Vivimos tiempos complejos, el caos se antepone como requisito fulgurante para la comprensión de la realidad, pero ¿qué es la realidad?, ¿qué imágenes se nos proyectan de la realidad?, ella nos demuestra que vivimos tiempos sombríos, como diría Bertolt Brecht, no como una temporalidad de horror, sino también de confusión, pues la teoría ya no viene a nuestra ayuda. Asumir entonces la realidad contemporánea implica no una reinvención como cliché, sino un repensar el andamiaje conceptual con el cual el hombre reflexiona en los escenarios en los que se instaura la vida, entre ellos la lentitud.
Los albores de la Revolución Industrial, dotaron al mundo occidental de una imagen anclada en la productividad, lo cual transformó las percepciones filosóficas y estéticas que los griegos habían configurado desde la lentitud, aduciendo que la lentitud era una idea que dotaba al mundo de subdesarrollo, atraso y estancamiento, olvidando que para los griegos la lentitud era un modo de vida fundamentado en la ética, amalgamada inevitablemente con la estética, en y para la vida.
El mundo pre pandemia nos había sumido en la lógica del running, nos exigía correr, ir adelante, levar el ancla en ese eterno retorno de Mircea Eliade. La Gran Depresión de los años 20, detonó en la Gran Aceleración, nombre con el cual se le conoce a las rápidas transformaciones socioeconómicas y biofísicas que se iniciaron a partir de mediados del siglo XX como consecuencia del enorme desarrollo tecnológico y económico acontecido tras el final de la Segunda Guerra Mundial, y que ha sumido al planeta Tierra en un nuevo estado de cambios drásticos inequívocamente atribuible a las actividades humanas, dando lugar a lo que se conoce como era de los humanos o Antropoceno, caracterizada por el enorme crecimiento del sistema económico-financiero mundial, el desarrollo tecnológico y la profunda crisis ecológica y biofísica.

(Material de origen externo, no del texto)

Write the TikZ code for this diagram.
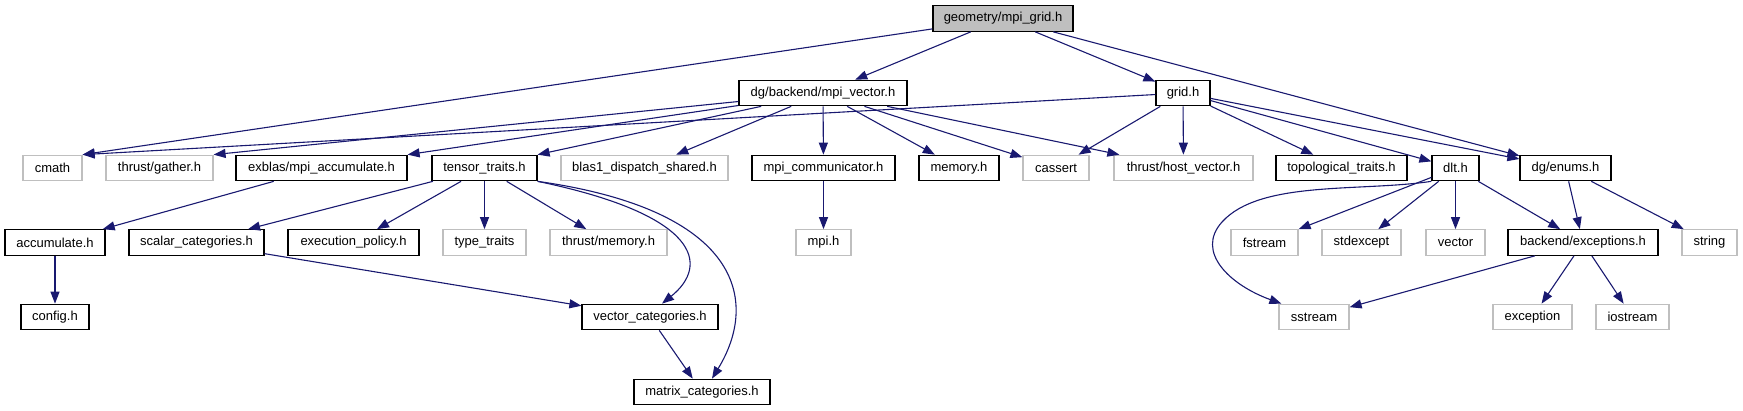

El mundo durante la pandemia, ha instaurado la Gran Desaceleración, la cual en el confinamiento y en la quietud encuentran sus mayores rasgos característicos, en palabras de Txetxu Ausín, nos obligó a parar, sosegarnos, reflexionar, determinar fines para la vida buena, tomar perspectiva. En este sentido ante el crecimiento productivo, la lentitud es revolucionaria, en tanto, ha demostrado, que es necesario ir más despacio para poder vivir. Mirar, contemplar, recrearse, fijarse en el detalle del tapabocas, caminar y no correr, no aglomerarse, en la voz de Serrat cantar “…golpe a golpe, verso a verso”.

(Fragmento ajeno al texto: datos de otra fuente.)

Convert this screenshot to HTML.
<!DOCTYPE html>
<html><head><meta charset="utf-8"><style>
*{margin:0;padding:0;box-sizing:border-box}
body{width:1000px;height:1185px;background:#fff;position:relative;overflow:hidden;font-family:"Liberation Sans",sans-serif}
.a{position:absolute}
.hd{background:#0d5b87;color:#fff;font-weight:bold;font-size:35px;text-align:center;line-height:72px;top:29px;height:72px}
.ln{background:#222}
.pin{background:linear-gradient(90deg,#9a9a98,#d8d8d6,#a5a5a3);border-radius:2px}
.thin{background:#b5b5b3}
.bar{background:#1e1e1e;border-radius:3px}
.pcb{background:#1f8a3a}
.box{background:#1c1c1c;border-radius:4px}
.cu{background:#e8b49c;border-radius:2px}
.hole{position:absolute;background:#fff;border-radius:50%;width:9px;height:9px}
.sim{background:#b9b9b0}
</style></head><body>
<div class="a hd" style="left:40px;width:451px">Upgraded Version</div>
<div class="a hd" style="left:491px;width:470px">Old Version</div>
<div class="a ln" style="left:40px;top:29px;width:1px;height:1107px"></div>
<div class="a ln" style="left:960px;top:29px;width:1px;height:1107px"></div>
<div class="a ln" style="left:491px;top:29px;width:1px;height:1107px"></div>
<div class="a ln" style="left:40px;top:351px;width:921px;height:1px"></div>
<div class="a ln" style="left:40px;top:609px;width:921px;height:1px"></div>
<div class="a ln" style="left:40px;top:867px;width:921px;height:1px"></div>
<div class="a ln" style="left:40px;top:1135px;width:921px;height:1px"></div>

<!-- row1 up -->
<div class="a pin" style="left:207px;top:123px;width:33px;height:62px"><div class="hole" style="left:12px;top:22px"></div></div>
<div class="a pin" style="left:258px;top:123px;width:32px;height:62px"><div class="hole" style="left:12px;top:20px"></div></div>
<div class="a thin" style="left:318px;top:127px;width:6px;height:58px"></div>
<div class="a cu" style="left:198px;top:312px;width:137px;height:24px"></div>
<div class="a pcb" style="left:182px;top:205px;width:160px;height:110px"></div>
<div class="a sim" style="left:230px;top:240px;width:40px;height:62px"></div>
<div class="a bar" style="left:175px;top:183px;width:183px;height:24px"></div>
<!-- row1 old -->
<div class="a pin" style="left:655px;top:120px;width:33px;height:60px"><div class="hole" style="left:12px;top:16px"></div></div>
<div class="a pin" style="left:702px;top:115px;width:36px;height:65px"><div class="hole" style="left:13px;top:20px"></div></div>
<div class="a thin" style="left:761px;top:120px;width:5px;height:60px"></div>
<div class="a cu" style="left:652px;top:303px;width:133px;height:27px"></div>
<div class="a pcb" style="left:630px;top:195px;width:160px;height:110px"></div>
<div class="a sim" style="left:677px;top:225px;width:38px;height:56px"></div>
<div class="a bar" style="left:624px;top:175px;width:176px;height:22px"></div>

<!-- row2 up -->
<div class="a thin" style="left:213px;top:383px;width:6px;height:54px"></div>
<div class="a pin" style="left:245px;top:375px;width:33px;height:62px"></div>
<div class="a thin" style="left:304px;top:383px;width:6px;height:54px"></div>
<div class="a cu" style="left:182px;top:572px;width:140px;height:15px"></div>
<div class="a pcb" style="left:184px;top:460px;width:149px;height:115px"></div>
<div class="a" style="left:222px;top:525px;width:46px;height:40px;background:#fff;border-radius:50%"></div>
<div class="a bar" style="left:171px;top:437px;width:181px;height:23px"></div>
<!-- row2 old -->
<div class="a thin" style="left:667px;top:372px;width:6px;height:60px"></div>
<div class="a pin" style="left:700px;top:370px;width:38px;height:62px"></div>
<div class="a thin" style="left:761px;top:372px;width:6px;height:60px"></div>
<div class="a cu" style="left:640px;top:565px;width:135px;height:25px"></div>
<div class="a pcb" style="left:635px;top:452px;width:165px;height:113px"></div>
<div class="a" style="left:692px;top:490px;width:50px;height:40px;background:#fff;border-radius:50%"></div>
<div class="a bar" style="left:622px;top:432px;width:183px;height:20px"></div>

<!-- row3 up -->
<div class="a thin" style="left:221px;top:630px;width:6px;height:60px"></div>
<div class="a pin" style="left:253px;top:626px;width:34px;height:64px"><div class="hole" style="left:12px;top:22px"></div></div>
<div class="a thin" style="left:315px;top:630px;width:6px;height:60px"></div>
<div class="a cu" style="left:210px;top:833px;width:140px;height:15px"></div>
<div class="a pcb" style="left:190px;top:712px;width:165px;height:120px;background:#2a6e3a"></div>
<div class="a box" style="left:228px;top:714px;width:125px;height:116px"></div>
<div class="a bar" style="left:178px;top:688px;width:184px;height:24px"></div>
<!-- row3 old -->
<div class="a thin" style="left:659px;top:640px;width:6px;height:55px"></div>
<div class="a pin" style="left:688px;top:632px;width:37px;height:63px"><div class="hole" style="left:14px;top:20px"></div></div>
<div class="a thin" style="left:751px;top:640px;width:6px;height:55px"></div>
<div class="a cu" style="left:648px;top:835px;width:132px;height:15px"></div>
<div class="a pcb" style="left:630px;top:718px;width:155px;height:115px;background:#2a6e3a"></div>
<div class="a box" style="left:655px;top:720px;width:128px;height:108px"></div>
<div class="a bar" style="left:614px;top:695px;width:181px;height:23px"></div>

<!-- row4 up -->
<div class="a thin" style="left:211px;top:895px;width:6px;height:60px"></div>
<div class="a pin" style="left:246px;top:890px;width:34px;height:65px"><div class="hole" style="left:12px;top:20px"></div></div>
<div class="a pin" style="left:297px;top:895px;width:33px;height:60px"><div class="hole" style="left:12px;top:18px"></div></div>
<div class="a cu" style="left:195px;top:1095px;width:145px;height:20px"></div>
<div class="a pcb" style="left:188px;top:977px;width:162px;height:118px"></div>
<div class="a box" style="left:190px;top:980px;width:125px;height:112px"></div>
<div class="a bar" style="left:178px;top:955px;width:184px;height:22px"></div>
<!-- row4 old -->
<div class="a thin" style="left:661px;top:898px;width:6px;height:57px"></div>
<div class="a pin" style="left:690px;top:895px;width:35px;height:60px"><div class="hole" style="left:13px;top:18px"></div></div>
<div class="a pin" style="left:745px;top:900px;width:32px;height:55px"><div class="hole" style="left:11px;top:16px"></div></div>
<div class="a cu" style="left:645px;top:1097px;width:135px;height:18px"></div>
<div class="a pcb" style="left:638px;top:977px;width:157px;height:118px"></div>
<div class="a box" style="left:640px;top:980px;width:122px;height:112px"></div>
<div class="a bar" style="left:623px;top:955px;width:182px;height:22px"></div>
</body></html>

A los que salgan vivos de la pandemia, les corresponderá replantearse el ethos, el cual según (González, 1996), se refiere a la «morada» en la que se habita; alude a un lugar familiar, «acostumbrado»; de ahí que se entienda también como una forma habitual de comportamiento, como un «hábito». El ethos, afirma la filosofía griega, es un modo habitual, continuo, de comportarse, de ser el tiempo, de estabilidad y persistencia temporal; de tal suerte que expresa la condición espacio–temporal del hombre. Es en este sentido que apelamos al concepto de ética, como un modo de situarse en el mundo y de responder al mundo, una disposición, asimismo un modo de habitar con el otro, con los otros.
Apelar por una ética de la lentitud, implica entender que la razón exige demora, para comprender las ideas que anteceden a la acción, lo cual conlleva estructurar nuevos modos de vida desde lo estético, no como una reflexión sobre lo bello, sino como los modos de mirar e interactuar desde los signos, las formas como el hombre construye y estructura sus imágenes de mundo. La ética de la lentitud implica entonces responder a la búsqueda de un cierto saber, un saber ver que conduce a un saber ser, en suma, a un saber vivir.
Así que en tiempos de pandemia caminemos, no corramos, miremos, observemos, escuchemos más, reflexionemos más, amemos más; la vida es corta como para perderla en el running.